Eating with the Senses: Why Taste Is More Than Just the Tongue
I used to think tasting food was mostly about the tongue — sweet, salty, bitter, sour, umami. But the more I cook and travel, the more I realize that taste is a symphony played by all the senses.
Think of how a crackling crust sounds when you bite into fresh bread. Or the smell of garlic hitting a hot pan — it reaches you before any flavor touches your tongue. Your eyes judge a meal before you taste it. The colors, the shine of the oil, the steam rising like a warm invitation — all of it shapes your first impression. Even touch matters: the resistance of a ripe peach, the texture of homemade pasta on your fingertips.
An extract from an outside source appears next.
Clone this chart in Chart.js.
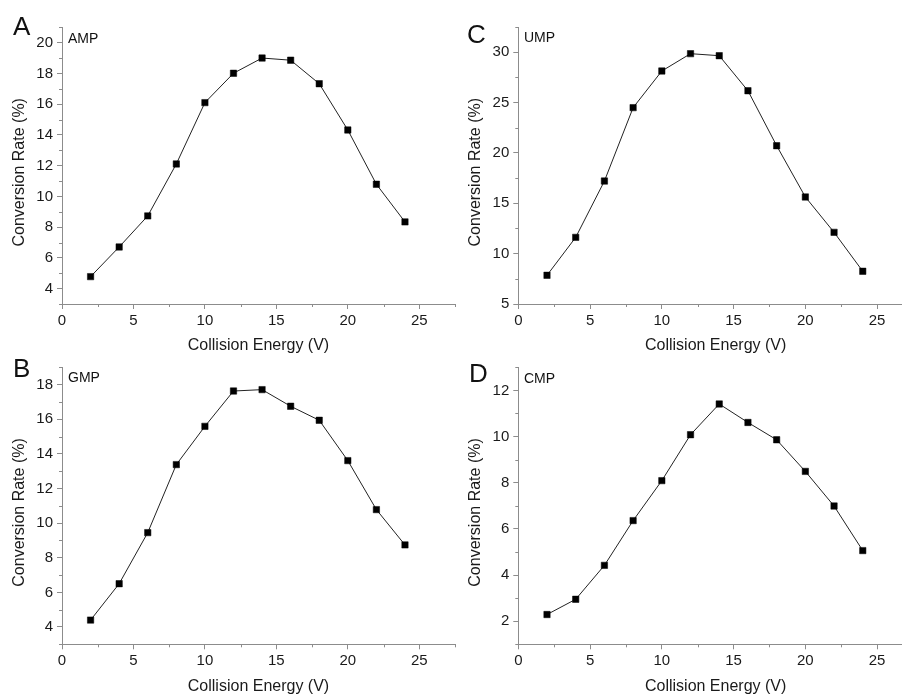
<!DOCTYPE html>
<html>
<head>
<meta charset="utf-8">
<script src="https://cdn.jsdelivr.net/npm/chart.js"></script>
<style>
  html, body { margin: 0; padding: 0; background: #fff; overflow: hidden; }
  body { width: 902px; height: 698px; position: relative; font-family: "Liberation Sans", Arial, sans-serif; color: #111; }
  canvas { position: absolute; }
  .letter { position: absolute; font-size: 26px; line-height: 1; }
  .name { position: absolute; font-size: 14px; line-height: 1; }
</style>
</head>
<body>
<canvas id="chartA" width="460" height="360" style="left:0;top:0"></canvas>
<canvas id="chartC" width="462" height="360" style="left:456px;top:0"></canvas>
<canvas id="chartB" width="460" height="358" style="left:0;top:340px"></canvas>
<canvas id="chartD" width="462" height="358" style="left:456px;top:340px"></canvas>

<div class="letter" style="left:13px;top:13px">A</div>
<div class="name" style="left:68px;top:31px">AMP</div>
<div class="letter" style="left:467px;top:21px">C</div>
<div class="name" style="left:524px;top:30px">UMP</div>
<div class="letter" style="left:13px;top:355px">B</div>
<div class="name" style="left:68px;top:370px">GMP</div>
<div class="letter" style="left:469px;top:360px">D</div>
<div class="name" style="left:524px;top:371px">CMP</div>

<script>
// collision energy (V)
const energy = [2, 4, 6, 8, 10, 12, 14, 16, 18, 20, 22, 24];

// conversion rate (%) per nucleotide
const ampRate = [4.78, 6.71, 8.73, 12.11, 16.1, 18.01, 19.0, 18.86, 17.33, 14.32, 10.79, 8.34];
const umpRate = [7.85, 11.62, 17.21, 24.5, 28.14, 29.86, 29.66, 26.18, 20.72, 15.63, 12.12, 8.25];
const gmpRate = [4.40, 6.50, 9.45, 13.38, 15.59, 17.63, 17.71, 16.75, 15.94, 13.61, 10.78, 8.74];
const cmpRate = [2.29, 2.95, 4.42, 6.36, 8.09, 10.08, 11.41, 10.61, 9.86, 8.49, 6.99, 5.06];

// axis ticks
const xMajor = [0, 5, 10, 15, 20, 25];
const xMinor = [2.5, 7.5, 12.5, 17.5, 22.5, 27.5];
const yMajorA = [4, 6, 8, 10, 12, 14, 16, 18, 20];
const yMinorA = [3, 5, 7, 9, 11, 13, 15, 17, 19, 21];
const yMajorC = [5, 10, 15, 20, 25, 30];
const yMinorC = [7.5, 12.5, 17.5, 22.5, 27.5, 32.5];
const yMajorB = [4, 6, 8, 10, 12, 14, 16, 18];
const yMinorB = [3, 5, 7, 9, 11, 13, 15, 17, 19];
const yMajorD = [2, 4, 6, 8, 10, 12];
const yMinorD = [1, 3, 5, 7, 9, 11, 13];

const axisColor = '#8c8c8c';
const textColor = '#1a1a1a';
const fontFamily = '"Liberation Sans", Arial, sans-serif';

// small ticks between the labelled ones
const minorTicks = {
  id: 'minorTicks',
  afterDraw(chart, args, opts) {
    const { ctx } = chart;
    const x = chart.scales.x, y = chart.scales.y;
    ctx.save();
    ctx.strokeStyle = axisColor;
    ctx.lineWidth = 1;
    ctx.beginPath();
    opts.x.forEach(v => {
      const px = Math.round(x.getPixelForValue(v)) + 0.5;
      ctx.moveTo(px, x.top);
      ctx.lineTo(px, x.top + 3);
    });
    opts.y.forEach(v => {
      const py = Math.round(y.getPixelForValue(v)) + 0.5;
      ctx.moveTo(y.right, py);
      ctx.lineTo(y.right - 3, py);
    });
    ctx.stroke();
    ctx.restore();
  }
};

function makePanel(id, box, area, rates, yMin, yMax, yMajor, yMinor, titlePad) {
  const ctx = document.getElementById(id).getContext('2d');
  const axisWidth = area.left - box.left;
  const axisHeight = box.top + box.height - area.bottom;

  return new Chart(ctx, {
    type: 'line',
    data: {
      datasets: [{
        data: energy.map((e, i) => ({ x: e, y: rates[i] })),
        borderColor: '#222',
        borderWidth: 1,
        pointStyle: 'rect',
        pointRadius: 4.5,
        pointBackgroundColor: '#000',
        pointBorderColor: '#000',
        pointBorderWidth: 0.5,
        tension: 0
      }]
    },
    options: {
      responsive: false,
      animation: false,
      layout: {
        padding: {
          left: 0,
          bottom: 0,
          top: area.top - box.top,
          right: box.left + box.width - area.right
        }
      },
      plugins: {
        legend: { display: false },
        tooltip: { enabled: false },
        minorTicks: { x: xMinor, y: yMinor }
      },
      scales: {
        x: {
          type: 'linear',
          min: 0,
          max: 27.5,
          afterBuildTicks: s => { s.ticks = xMajor.map(v => ({ value: v })); },
          afterFit: s => { s.height = axisHeight; },
          grid: { drawOnChartArea: false, drawTicks: true, tickLength: 5, tickColor: axisColor },
          border: { display: true, color: axisColor, width: 1 },
          ticks: { color: textColor, padding: 3, maxRotation: 0, font: { family: fontFamily, size: 15 } },
          title: {
            display: true,
            text: 'Collision Energy (V)',
            color: textColor,
            padding: { top: 0, bottom: titlePad.x },
            font: { family: fontFamily, size: 16 }
          }
        },
        y: {
          min: yMin,
          max: yMax,
          afterBuildTicks: s => { s.ticks = yMajor.map(v => ({ value: v })); },
          afterFit: s => { s.width = axisWidth; },
          grid: { drawOnChartArea: false, drawTicks: true, tickLength: 5, tickColor: axisColor },
          border: { display: true, color: axisColor, width: 1 },
          ticks: { color: textColor, padding: 4, font: { family: fontFamily, size: 15 } },
          title: {
            display: true,
            // trailing spaces push the centred label a little lower, as in the figure
            text: 'Conversion Rate (%)   ',
            color: textColor,
            padding: { top: titlePad.y, bottom: 0 },
            font: { family: fontFamily, size: 16 }
          }
        }
      }
    },
    plugins: [minorTicks]
  });
}

makePanel('chartA', { left: 0, top: 0, width: 460, height: 360 },
  { left: 62, right: 456.3, top: 27.3, bottom: 304 },
  ampRate, 3, 21, yMajorA, yMinorA, { x: 4.4, y: 10.4 });

makePanel('chartC', { left: 456, top: 0, width: 462, height: 360 },
  { left: 518.3, right: 913.8, top: 27.1, bottom: 304 },
  umpRate, 5, 32.5, yMajorC, yMinorC, { x: 4.4, y: 9.9 });

makePanel('chartB', { left: 0, top: 340, width: 460, height: 358 },
  { left: 62, right: 456.3, top: 367.3, bottom: 644.3 },
  gmpRate, 3, 19, yMajorB, yMinorB, { x: 1.4, y: 10.4 });

makePanel('chartD', { left: 456, top: 340, width: 462, height: 358 },
  { left: 518.3, right: 913.8, top: 367.3, bottom: 644.3 },
  cmpRate, 1, 13, yMajorD, yMinorD, { x: 1.4, y: 9.9 });
</script>
</body>
</html>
Scientists call this multisensory integration — the brain blending signals from different senses into one rich experience. It’s why the same coffee tastes different in a paper cup versus a ceramic mug. Or why street food in Bangkok feels more intense than the same dish in a quiet kitchen. Context flavors everything.
Sometimes I close my eyes while chewing — and suddenly I notice the crunch louder, the spices brighter. Other times, I cook while music plays softly, and somehow the rhythm sneaks into my stirring. Eating, I’ve learned, is not just nourishment. It’s a way of being fully present.

Food is memory, emotion, chemistry, art. It’s how the body and the world meet, moment by moment. And once you realize taste goes beyond taste buds, you start listening with your whole body. You stop rushing meals. You honor the moment.